Given exercise – Omit the pictures and print exactly the lines of the listing below, starting at the first and ending at the line containing "0.827, 0.590, 0.396];".

Stored data –
....

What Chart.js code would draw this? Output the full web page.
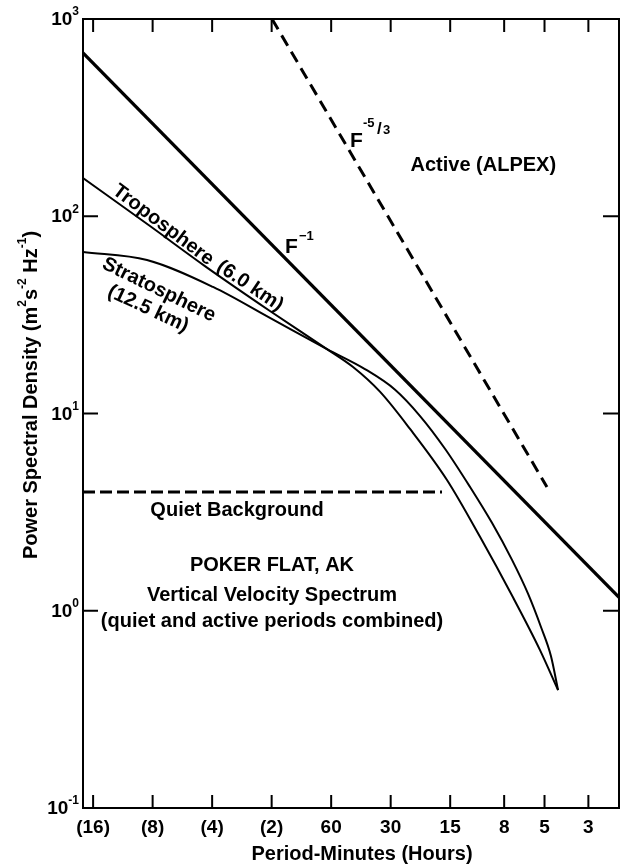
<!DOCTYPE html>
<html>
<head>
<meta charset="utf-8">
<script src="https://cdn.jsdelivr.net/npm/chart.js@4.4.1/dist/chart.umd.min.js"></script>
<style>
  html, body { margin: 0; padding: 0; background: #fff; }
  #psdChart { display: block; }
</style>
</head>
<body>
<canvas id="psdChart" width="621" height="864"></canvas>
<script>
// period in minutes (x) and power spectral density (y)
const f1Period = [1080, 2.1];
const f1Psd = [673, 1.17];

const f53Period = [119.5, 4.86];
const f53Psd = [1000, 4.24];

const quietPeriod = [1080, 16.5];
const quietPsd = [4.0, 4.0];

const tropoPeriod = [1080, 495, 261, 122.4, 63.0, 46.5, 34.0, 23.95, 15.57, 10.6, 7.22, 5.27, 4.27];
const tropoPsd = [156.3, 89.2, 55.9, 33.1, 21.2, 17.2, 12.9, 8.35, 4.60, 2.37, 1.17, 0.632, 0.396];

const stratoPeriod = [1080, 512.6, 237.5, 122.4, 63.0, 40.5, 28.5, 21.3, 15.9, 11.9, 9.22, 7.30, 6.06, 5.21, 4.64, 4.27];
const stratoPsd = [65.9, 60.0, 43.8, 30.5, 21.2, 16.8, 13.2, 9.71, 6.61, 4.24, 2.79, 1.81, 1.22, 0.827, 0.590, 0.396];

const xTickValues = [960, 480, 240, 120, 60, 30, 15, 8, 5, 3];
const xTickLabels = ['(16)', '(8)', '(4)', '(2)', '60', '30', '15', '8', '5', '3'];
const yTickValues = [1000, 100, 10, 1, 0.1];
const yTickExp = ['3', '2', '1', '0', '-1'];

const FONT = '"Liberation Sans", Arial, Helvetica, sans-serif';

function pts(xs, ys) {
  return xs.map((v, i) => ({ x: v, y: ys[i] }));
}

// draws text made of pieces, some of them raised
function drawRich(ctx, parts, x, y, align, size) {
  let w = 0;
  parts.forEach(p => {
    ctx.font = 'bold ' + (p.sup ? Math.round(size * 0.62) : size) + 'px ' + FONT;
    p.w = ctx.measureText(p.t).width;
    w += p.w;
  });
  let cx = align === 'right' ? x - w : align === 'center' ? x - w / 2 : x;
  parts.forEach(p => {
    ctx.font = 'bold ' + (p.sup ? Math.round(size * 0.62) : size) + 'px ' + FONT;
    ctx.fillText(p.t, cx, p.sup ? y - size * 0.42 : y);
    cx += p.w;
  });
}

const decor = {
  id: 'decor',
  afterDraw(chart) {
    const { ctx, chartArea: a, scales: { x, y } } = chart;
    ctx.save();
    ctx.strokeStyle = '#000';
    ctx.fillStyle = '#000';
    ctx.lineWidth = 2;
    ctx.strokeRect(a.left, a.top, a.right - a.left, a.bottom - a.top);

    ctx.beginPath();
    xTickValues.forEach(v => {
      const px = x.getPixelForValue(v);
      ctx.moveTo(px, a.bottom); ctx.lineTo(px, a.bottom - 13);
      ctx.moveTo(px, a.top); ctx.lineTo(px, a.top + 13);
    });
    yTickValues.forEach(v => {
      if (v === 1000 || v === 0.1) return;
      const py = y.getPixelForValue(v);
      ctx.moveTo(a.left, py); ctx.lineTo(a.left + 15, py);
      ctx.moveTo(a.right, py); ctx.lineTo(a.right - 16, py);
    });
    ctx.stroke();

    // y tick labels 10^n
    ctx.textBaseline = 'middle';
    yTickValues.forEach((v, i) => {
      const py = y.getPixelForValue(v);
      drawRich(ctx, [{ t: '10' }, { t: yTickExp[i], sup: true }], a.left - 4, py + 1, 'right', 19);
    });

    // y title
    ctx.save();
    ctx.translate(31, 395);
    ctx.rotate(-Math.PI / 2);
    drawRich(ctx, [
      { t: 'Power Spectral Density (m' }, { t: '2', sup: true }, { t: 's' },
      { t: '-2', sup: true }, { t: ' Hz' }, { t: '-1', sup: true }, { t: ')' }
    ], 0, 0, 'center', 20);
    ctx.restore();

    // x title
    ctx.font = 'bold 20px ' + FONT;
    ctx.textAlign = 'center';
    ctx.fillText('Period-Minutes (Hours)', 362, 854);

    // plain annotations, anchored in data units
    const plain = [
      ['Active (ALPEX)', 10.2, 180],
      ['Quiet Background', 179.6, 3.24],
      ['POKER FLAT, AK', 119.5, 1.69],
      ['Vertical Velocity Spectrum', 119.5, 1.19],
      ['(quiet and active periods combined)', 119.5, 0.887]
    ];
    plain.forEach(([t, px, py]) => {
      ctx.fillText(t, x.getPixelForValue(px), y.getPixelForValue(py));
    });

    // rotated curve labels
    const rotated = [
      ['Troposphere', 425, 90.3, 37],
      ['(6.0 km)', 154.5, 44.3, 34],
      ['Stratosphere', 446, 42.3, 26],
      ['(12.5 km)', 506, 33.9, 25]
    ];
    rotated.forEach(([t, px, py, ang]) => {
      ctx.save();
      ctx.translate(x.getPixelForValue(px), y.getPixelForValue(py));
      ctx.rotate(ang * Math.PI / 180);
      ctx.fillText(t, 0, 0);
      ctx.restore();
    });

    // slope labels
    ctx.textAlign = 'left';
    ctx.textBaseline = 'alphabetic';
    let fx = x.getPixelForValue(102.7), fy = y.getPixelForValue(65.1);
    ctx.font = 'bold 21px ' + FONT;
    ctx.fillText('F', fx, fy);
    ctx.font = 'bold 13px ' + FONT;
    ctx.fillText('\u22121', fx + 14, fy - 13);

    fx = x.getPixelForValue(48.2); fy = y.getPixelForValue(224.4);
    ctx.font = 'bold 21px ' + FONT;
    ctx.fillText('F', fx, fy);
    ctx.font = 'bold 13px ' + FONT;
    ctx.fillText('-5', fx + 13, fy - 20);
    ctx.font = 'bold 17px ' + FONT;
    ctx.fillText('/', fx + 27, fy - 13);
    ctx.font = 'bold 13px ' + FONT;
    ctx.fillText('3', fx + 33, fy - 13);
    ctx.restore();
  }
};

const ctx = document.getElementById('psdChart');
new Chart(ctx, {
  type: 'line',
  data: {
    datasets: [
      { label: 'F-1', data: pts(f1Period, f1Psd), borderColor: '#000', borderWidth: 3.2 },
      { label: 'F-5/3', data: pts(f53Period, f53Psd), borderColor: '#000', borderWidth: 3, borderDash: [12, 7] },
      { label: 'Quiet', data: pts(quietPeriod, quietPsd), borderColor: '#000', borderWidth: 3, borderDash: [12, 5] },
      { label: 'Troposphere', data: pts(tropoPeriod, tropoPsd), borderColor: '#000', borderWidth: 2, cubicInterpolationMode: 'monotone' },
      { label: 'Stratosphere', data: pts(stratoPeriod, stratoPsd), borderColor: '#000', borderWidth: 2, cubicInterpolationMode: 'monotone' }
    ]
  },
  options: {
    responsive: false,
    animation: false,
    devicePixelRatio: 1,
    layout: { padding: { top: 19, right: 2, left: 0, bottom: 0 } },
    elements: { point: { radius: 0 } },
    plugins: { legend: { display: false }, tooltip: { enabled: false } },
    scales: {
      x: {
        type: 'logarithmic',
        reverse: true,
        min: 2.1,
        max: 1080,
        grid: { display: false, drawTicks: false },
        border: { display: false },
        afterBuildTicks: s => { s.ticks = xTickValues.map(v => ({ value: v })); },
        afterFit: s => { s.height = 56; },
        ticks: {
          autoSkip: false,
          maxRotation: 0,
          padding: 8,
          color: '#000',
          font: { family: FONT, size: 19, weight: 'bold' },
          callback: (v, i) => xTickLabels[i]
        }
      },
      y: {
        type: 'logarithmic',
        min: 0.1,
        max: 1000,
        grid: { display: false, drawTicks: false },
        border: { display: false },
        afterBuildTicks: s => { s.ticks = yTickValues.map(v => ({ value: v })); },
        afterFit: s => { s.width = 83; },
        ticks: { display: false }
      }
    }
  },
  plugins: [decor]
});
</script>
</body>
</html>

....

Answer –
What Chart.js code would draw this? Output the full web page.
<!DOCTYPE html>
<html>
<head>
<meta charset="utf-8">
<script src="https://cdn.jsdelivr.net/npm/chart.js@4.4.1/dist/chart.umd.min.js"></script>
<style>
  html, body { margin: 0; padding: 0; background: #fff; }
  #psdChart { display: block; }
</style>
</head>
<body>
<canvas id="psdChart" width="621" height="864"></canvas>
<script>
// period in minutes (x) and power spectral density (y)
const f1Period = [1080, 2.1];
const f1Psd = [673, 1.17];

const f53Period = [119.5, 4.86];
const f53Psd = [1000, 4.24];

const quietPeriod = [1080, 16.5];
const quietPsd = [4.0, 4.0];

const tropoPeriod = [1080, 495, 261, 122.4, 63.0, 46.5, 34.0, 23.95, 15.57, 10.6, 7.22, 5.27, 4.27];
const tropoPsd = [156.3, 89.2, 55.9, 33.1, 21.2, 17.2, 12.9, 8.35, 4.60, 2.37, 1.17, 0.632, 0.396];

const stratoPeriod = [1080, 512.6, 237.5, 122.4, 63.0, 40.5, 28.5, 21.3, 15.9, 11.9, 9.22, 7.30, 6.06, 5.21, 4.64, 4.27];
const stratoPsd = [65.9, 60.0, 43.8, 30.5, 21.2, 16.8, 13.2, 9.71, 6.61, 4.24, 2.79, 1.81, 1.22, 0.827, 0.590, 0.396];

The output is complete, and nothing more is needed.